» Stated exercise
Repeat everything from the first line of the listing below through the line that contains "import seaborn as sns", exactly. Leave out pictures.

------------------------

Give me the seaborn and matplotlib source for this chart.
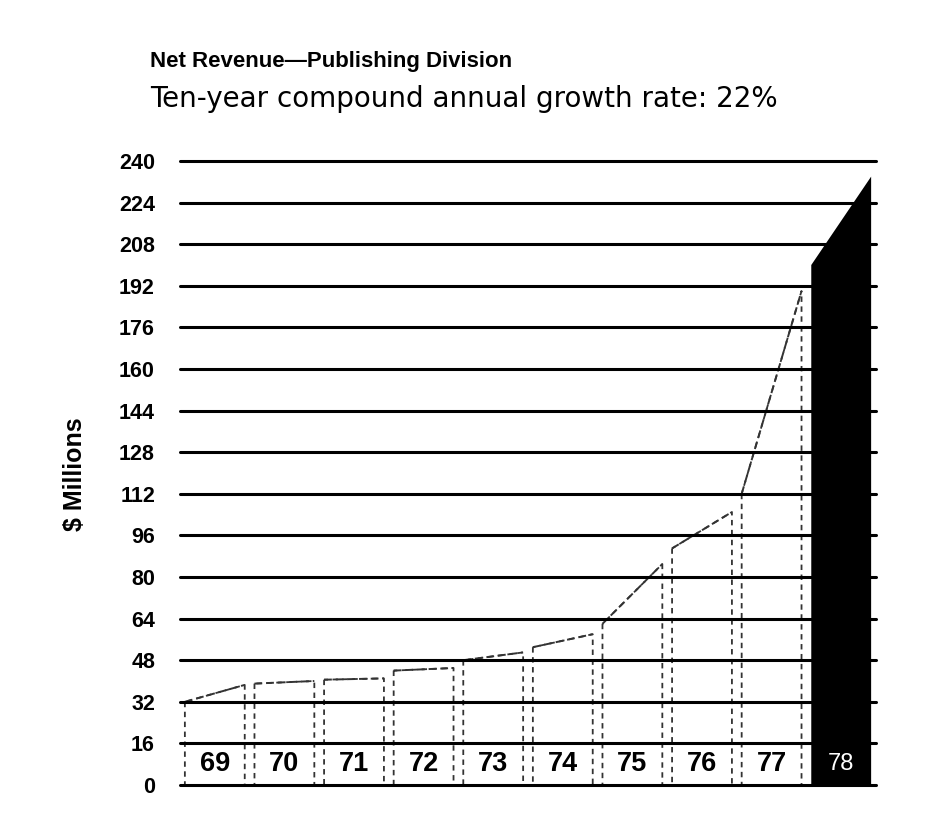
import numpy as np
import pandas as pd
import matplotlib
matplotlib.use("Agg")
import matplotlib.pyplot as plt
import seaborn as sns

# ---- data ----
years = ["69", "70", "71", "72", "73", "74", "75", "76", "77", "78"]
start_vals = [32, 39, 40.5, 44, 48, 53, 62, 91, 112, 200]
end_vals = [38.5, 40, 41, 45, 51, 58, 85, 105, 190, 234]
y_ticks = list(range(0, 241, 16))
title = "Net Revenue\u2014Publishing Division"
subtitle = "Ten-year compound annual growth rate: 22%"
y_label = "$ Millions"

sns.set_theme(style="white")
plt.rcParams["font.family"] = ["Liberation Sans", "DejaVu Sans"]

fig = plt.figure(figsize=(9.42, 8.36), dpi=100)
ax = fig.add_axes([180 / 942, 1 - 785 / 836, (876 - 180) / 942, (785 - 161) / 836])

w = 0.86
n = len(years)

# long-format table of the bar tops (left/right corner of each bar)
rows = []
for i, (yr, s, e) in enumerate(zip(years, start_vals, end_vals)):
    rows.append({"year": yr, "x": i - w / 2, "v": s})
    rows.append({"year": yr, "x": i + w / 2, "v": e})
tops = pd.DataFrame(rows)

# bars with slanted tops
for i, yr in enumerate(years):
    seg = tops[tops["year"] == yr]
    last = i == n - 1
    ax.fill_between(seg["x"], 0, seg["v"],
                    facecolor="black" if last else "white",
                    edgecolor="black" if last else "#333333",
                    linewidth=0 if last else 1.3,
                    linestyle=(0, (3, 2.5)),
                    zorder=4 if last else 2)

# dashed top edges of the white bars
sns.lineplot(data=tops[tops["year"] != years[-1]], x="x", y="v", units="year",
             estimator=None, color="#333333", linewidth=1.4,
             linestyle=(0, (4, 2)), ax=ax, zorder=2.5, legend=False)

# heavy horizontal rules over the bars
for t in y_ticks:
    ax.axhline(t, color="black", linewidth=2.2, zorder=3, clip_on=False)

ax.set_xlim(-0.5, n - 0.5)
ax.set_ylim(0, 240)
ax.set_yticks(y_ticks)
ax.set_yticklabels([str(t) for t in y_ticks], fontsize=15.5, fontweight="bold",
                   color="black")
ax.set_xticks([])
ax.tick_params(axis="y", length=0, pad=18)
for sp in ax.spines.values():
    sp.set_visible(False)
ax.set_xlabel("")
ax.set_ylabel("")
ax.patch.set_alpha(0)

# year labels in the bottom row
for i, yr in enumerate(years):
    last = i == n - 1
    ax.text(i, 8, yr, ha="center", va="center",
            fontsize=17 if last else 19.5,
            fontweight="normal" if last else "bold",
            color="white" if last else "black", zorder=5)

fig.text(75 / 942, 1 - 474 / 836, y_label, rotation=90, fontsize=18,
         fontweight="bold", ha="center", va="center", color="black")
fig.text(150 / 942, 1 - 62 / 836, title, fontsize=16, fontweight="bold",
         ha="left", va="center", color="black")
fig.text(150 / 942, 1 - 99 / 836, subtitle, fontsize=20,
         family=["DejaVu Sans"], ha="left", va="center", color="black")

fig.savefig("out.png", dpi=100, facecolor="white")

------------------------

» Solution to the problem
Give me the seaborn and matplotlib source for this chart.
import numpy as np
import pandas as pd
import matplotlib
matplotlib.use("Agg")
import matplotlib.pyplot as plt
import seaborn as sns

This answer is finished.